Continua a ter muitos dias em que se nega, não vê nem ouve, nesses dias está virada do avesso, o melhor é não ligar, enfia a cabeça na areia ou então come quilos de chocolate. Enfim é mulher e mulheres têm destes dias.
Mas nos dias como os de hoje, já não questiona a vida pelo facto de ter começado a escrever tarde, questiona porque lhe deu a sorte de ter tanta gente que se identifica com aquilo que escreve, e porque vê e lê emoção nos olhares que cruzam o seu quando lhe dizem, gosto de si identifico-me com aquilo que escreve.

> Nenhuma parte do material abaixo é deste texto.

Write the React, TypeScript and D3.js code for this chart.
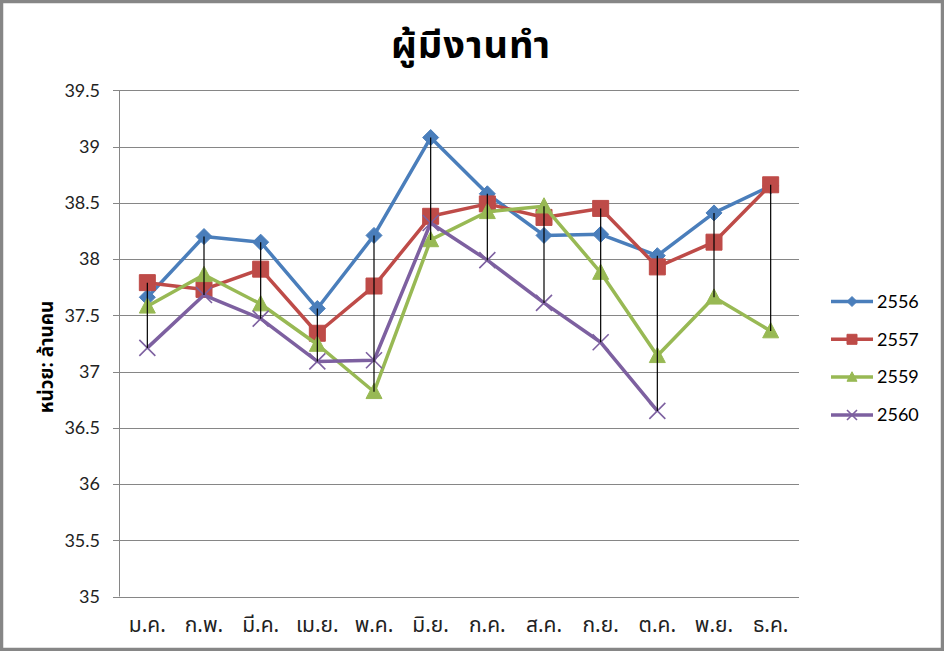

Em dias como o de hoje agradece à vida.
Obrigado vida
Por guardares para mim
O início sem fim
Daquilo em que me tornei
Mil olhares inventei
Outros tantos aprendi
Em instantes consegui
Ser o que não era
Não é sonho nem quimera
É o coração que me fala
Tudo tem tempo, tem hora
Não é preciso forçar nada
Basta saber ouvir
O que diz a emoção
Basta saber sentir
Sem pressas ou aflição.
É a maneira que tenho para agradecer a todos aqueles que ultimamente me têm feito sentir que vale a pena publicar o que escrevo. É a maneira que tenho de dizer obrigado. Uma boa semana para todos.